Being well aware of that, Nathan strode to the warehouse as quickly as he dared, keeping a careful eye on his surroundings to avoid stepping on anything unstable or loud.

Footsteps reached his ears the moment he got to the wall. He rushed to the edge of it on semi-panicked autopilot, not having put any thought into what to do in that circumstance, and struck the instant the leading edge of the patrolling figure became visible around the corner.

It was not a moment too soon. His haste had meant louder footsteps, and the guard had been in the process of processing the sound, which would have led to a vastly increased alertness. The quick strike and equally quick work pulling that guard around the corner to lay their body, rapidly decomposing into ooze, onto the ground out of line of sight of anyone else was all that prevented an alarm from being raised, and at that Nathan pressed himself up against the wall and took a moment to gibber.

It wasn’t precisely panic. He knew he should be panicking, by any standard; there he was, after all, completely out of his element, barely staying one step ahead of the guardsman, one swing ahead of the foe, one block ahead of the evisceration, one pool of shadows away from being swarmed by remarkably unsympathetic doppelgangers and winding up a corpse. Rather, his need to “take a moment” was just on the basis of the very strangeness of the situation, and on the metaphysical implications of his lack of panic.

He was gibbering, in short, largely because he did not need to gibber in terror, and that fact alone was terrifying.

“Alright,” he said out loud to himself four and three-tenths seconds later. “What now?”

The answer to that turned out to be, for a brief while, patiently assassinating sentries and patrolling targets.

Conveniently for Nathan, each of them decohered or decomposed within a matter of seconds, leaving nothing behind but a thin smear which the other guards were somehow not alerted by, despite the fact that theoretically they should have been able to smell the psychotoxic fumes coming out of the remains. This was an oversight in the simulation—Nathan’s sense of smell was the controlling, calibratory factor in the ability of the guards to detect it, and he couldn’t smell them, so they couldn’t either. And so he was able to quite trivially kill every target outside of the factory.

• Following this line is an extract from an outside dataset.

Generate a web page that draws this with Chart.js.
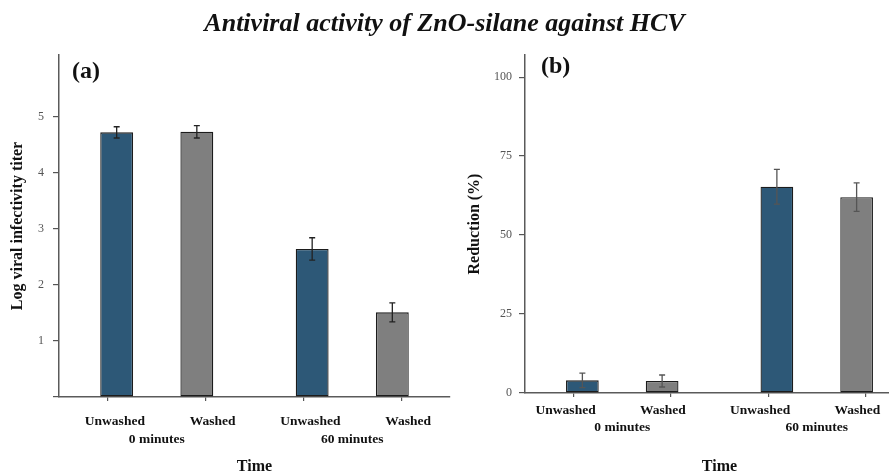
<!DOCTYPE html>
<html><head><meta charset="utf-8">
<script src="https://cdn.jsdelivr.net/npm/chart.js@4.4.0/dist/chart.umd.min.js"></script>
<style>
html,body{margin:0;padding:0;background:#fff;overflow:hidden;}
#wrap{position:relative;width:889px;height:476px;overflow:hidden;background:#fff;}
#title{position:absolute;left:0;top:8px;width:889px;text-align:center;line-height:26px;font:italic bold 26px "Liberation Serif","Times New Roman",serif;color:#111;white-space:nowrap;}
.plab{position:absolute;line-height:24px;font:bold 24px "Liberation Serif","Times New Roman",serif;color:#111;}
#cA{position:absolute;left:0;top:0;}
#cB{position:absolute;left:440px;top:0;}
</style></head>
<body><div id="wrap">
<canvas id="cA" width="460" height="476"></canvas>
<canvas id="cB" width="480" height="476"></canvas>
<div id="title">Antiviral activity of ZnO-silane against HCV</div>
<div class="plab" style="left:72px;top:57px">(a)</div>
<div class="plab" style="left:541px;top:52px">(b)</div>
</div>
<script>
// ---- data ----
const groups = ['0 minutes', '60 minutes'];
const treatments = ['Unwashed', 'Washed'];
const barLabels = ['Unwashed', 'Washed', 'Unwashed', 'Washed'];

const titerUnwashed = [4.72, 2.64];
const titerWashed = [4.73, 1.51];
const titerErrUnwashed = [0.10, 0.20];
const titerErrWashed = [0.11, 0.17];
const titerTicks = [0, 1, 2, 3, 4, 5];

const reductionUnwashed = [4.0, 65.3];
const reductionWashed = [3.8, 62.0];
const reductionErrUnwashed = [2.3, 5.5];
const reductionErrWashed = [1.9, 4.5];
const reductionTicks = [0, 25, 50, 75, 100];

// ---- drawing ----
const serif = '"Liberation Serif","Times New Roman",serif';

const errorBars = {
  id: 'errorBars',
  afterDatasetsDraw(chart, args, opts) {
    const ctx = chart.ctx, y = chart.scales.y;
    chart.data.datasets.forEach((ds, i) => {
      const meta = chart.getDatasetMeta(i);
      meta.data.forEach((bar, j) => {
        const v = ds.data[j], e = ds.errors[j];
        const yt = y.getPixelForValue(v + e), yb = y.getPixelForValue(v - e);
        ctx.save();
        ctx.strokeStyle = opts.color;
        ctx.lineWidth = 1.3;
        ctx.beginPath();
        ctx.moveTo(bar.x, yt); ctx.lineTo(bar.x, yb);
        ctx.moveTo(bar.x - 3, yt); ctx.lineTo(bar.x + 3, yt);
        ctx.moveTo(bar.x - 3, yb); ctx.lineTo(bar.x + 3, yb);
        ctx.stroke();
        ctx.restore();
      });
    });
  }
};

function makePanel(id, c) {
  return new Chart(document.getElementById(id), {
    type: 'bar',
    data: {
      labels: groups,
      datasets: [
        { label: treatments[0], data: c.u, errors: c.ue, backgroundColor: '#2d5877', borderColor: '#1c1c1c', borderWidth: 1.3, borderSkipped: false, categoryPercentage: 0.82, barPercentage: 0.41, xAxisID: 'x', yAxisID: 'y' },
        { label: treatments[1], data: c.w, errors: c.we, backgroundColor: '#7f7f7f', borderColor: '#1c1c1c', borderWidth: 1.3, borderSkipped: false, categoryPercentage: 0.82, barPercentage: 0.41, xAxisID: 'x', yAxisID: 'y' }
      ]
    },
    options: {
      responsive: false,
      animation: false,
      layout: { padding: { left: 0, right: c.padRight, top: 55, bottom: 0 } },
      plugins: { legend: { display: false }, tooltip: { enabled: false }, errorBars: { color: c.errColor } },
      scales: {
        xb: {
          type: 'category', labels: barLabels, position: 'bottom', weight: 0, offset: true,
          grid: { display: true, offset: false, drawOnChartArea: false, drawTicks: true, tickLength: 4, color: '#555', lineWidth: 1.2 },
          border: { display: true, color: '#5a5a5a', width: 1.5 },
          ticks: { padding: c.xbPad, labelOffset: c.xbShift, color: '#111', font: { family: serif, weight: 'bold', size: 13.5 }, maxRotation: 0, autoSkip: false },
          afterFit: (s) => { s.height = c.xbH; }
        },
        x: {
          type: 'category', position: 'bottom', weight: 1, offset: true,
          grid: { display: false, drawTicks: false },
          border: { display: false },
          ticks: { padding: c.xPad, color: '#111', font: { family: serif, weight: 'bold', size: 13.5 }, maxRotation: 0 },
          title: { display: true, text: 'Time', color: '#111', font: { family: serif, weight: 'bold', size: 16 }, padding: { top: 0, bottom: 0 } },
          afterFit: (s) => { s.height = c.xH; }
        },
        y: {
          type: 'linear', position: 'left', min: 0, max: c.max,
          afterBuildTicks: (s) => { s.ticks = c.ticks.map(v => ({ value: v })); },
          grid: { display: true, drawOnChartArea: false, drawTicks: true, tickLength: 6, color: '#555', lineWidth: 1.2 },
          border: { display: true, color: '#5a5a5a', width: 1.5 },
          ticks: { padding: c.yPad, color: '#555', font: { family: serif, size: 12 }, callback: c.tickCb },
          title: { display: true, text: c.yTitle, color: '#111', font: { family: serif, weight: 'bold', size: 16 }, padding: { top: c.yTitlePad, bottom: 0 } },
          afterFit: (s) => { s.width = c.yW; }
        }
      }
    },
    plugins: [errorBars]
  });
}

makePanel('cA', {
  u: titerUnwashed, w: titerWashed, ue: titerErrUnwashed, we: titerErrWashed,
  max: 6.1, ticks: titerTicks, tickCb: (v) => (v === 0 ? '' : String(v)),
  yTitle: 'Log viral infectivity titer', yTitlePad: 8, yW: 59, yPad: 9,
  padRight: 10, xbH: 33, xbPad: 12, xbShift: 7, xH: 46, xPad: 1, errColor: '#222'
});

makePanel('cB', {
  u: reductionUnwashed, w: reductionWashed, ue: reductionErrUnwashed, we: reductionErrWashed,
  max: 107, ticks: reductionTicks, tickCb: (v) => String(v),
  yTitle: 'Reduction (%)', yTitlePad: 25, yW: 85, yPad: 7,
  padRight: 6, xbH: 24, xbPad: 5, xbShift: -8, xH: 59, xPad: 2, errColor: '#555'
});
</script>
</body></html>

That having been accomplished, he maintained his proximity to the brick walls of the building, in case of sentries on the roof whose presence he had not yet detected, and slipped through the darkness of the loading dock’s partially open door.

There was nobody there. The only light in the utter silence was what leaked in through closed shutters and through the light gaps in the also-closed doors leading further into the warehouse, along with the lights from outside. And in that near-total darkness and silence, Nathan smelled something oddly familiar.

Prying open one of the boxes with Saucer, ignoring the crowbar that was quite conveniently on the ground next to the box in question, he took an involuntary deep breath and smiled in some confusion.

“Sourdough,” he said softly. “Compagne, I think? Huh.”

It was a recognizable smell. Not as sour as most sourdoughs, it was almost sweet while still keeping the same texture.

It was, he confirmed as he opened another identical crate, a warehouse full of bread.